In the midst of generally mild fall temperatures and the absence of any significantly colder weather load, consumption posted a modest decrease for the week. According to estimates from BENTEK Energy Services, LLC (BENTEK), domestic gas consumption decreased by 2.4 percent over last week. The residential/commercial sector led the decline with a 5.3 percent loss while the industrial sector tallied the only gain with a 0.4 percent increase. The power sector posted a 1.2 percent drop reflecting the light weather load at the end of last week.
Consistent with the week’s lethargic consumption pattern and clear price slide, overall supply was off slightly. According to BENTEK estimates, the week’s overall average total gas supply posted a 0.4 percent decrease from last week’s level.
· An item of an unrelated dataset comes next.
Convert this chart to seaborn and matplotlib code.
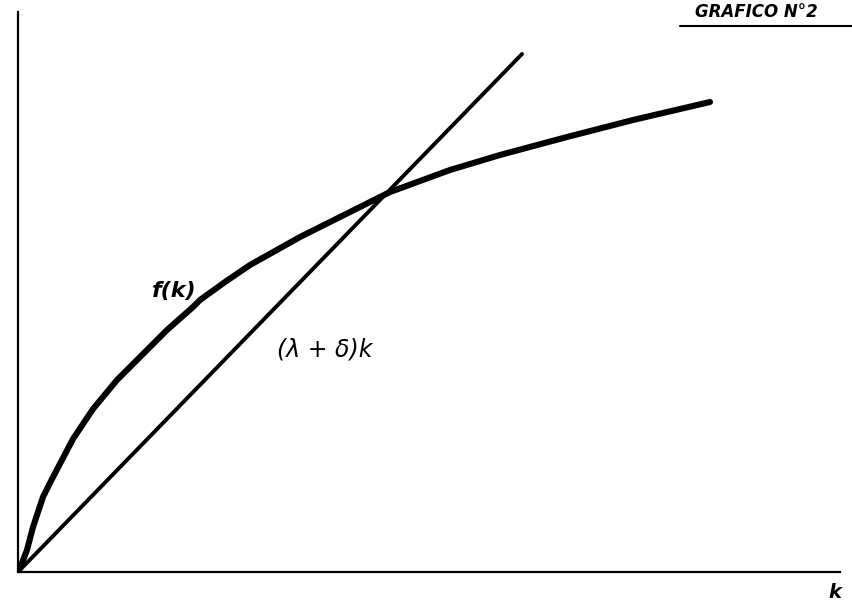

Domestic weekly dry gas production averaged 63.5 Bcf per day, 0.5 percent lower than the previous week. Domestic dry gas production now stands 8.4 percent above this time last year. The slight fall in this week’s dry gas production was partially offset by a 0.6 percent increase in Canadian imports which averaged 4.7 Bcf per day over the period. Canadian imports stand 3.4 percent above year-ago volumes for the same week. There were modest supply gains registered in the liquefied natural gas (LNG) arena during the week where imports averaged 408 million cubic feet (MMcf) per day and remain 34.6 percent below year-ago levels.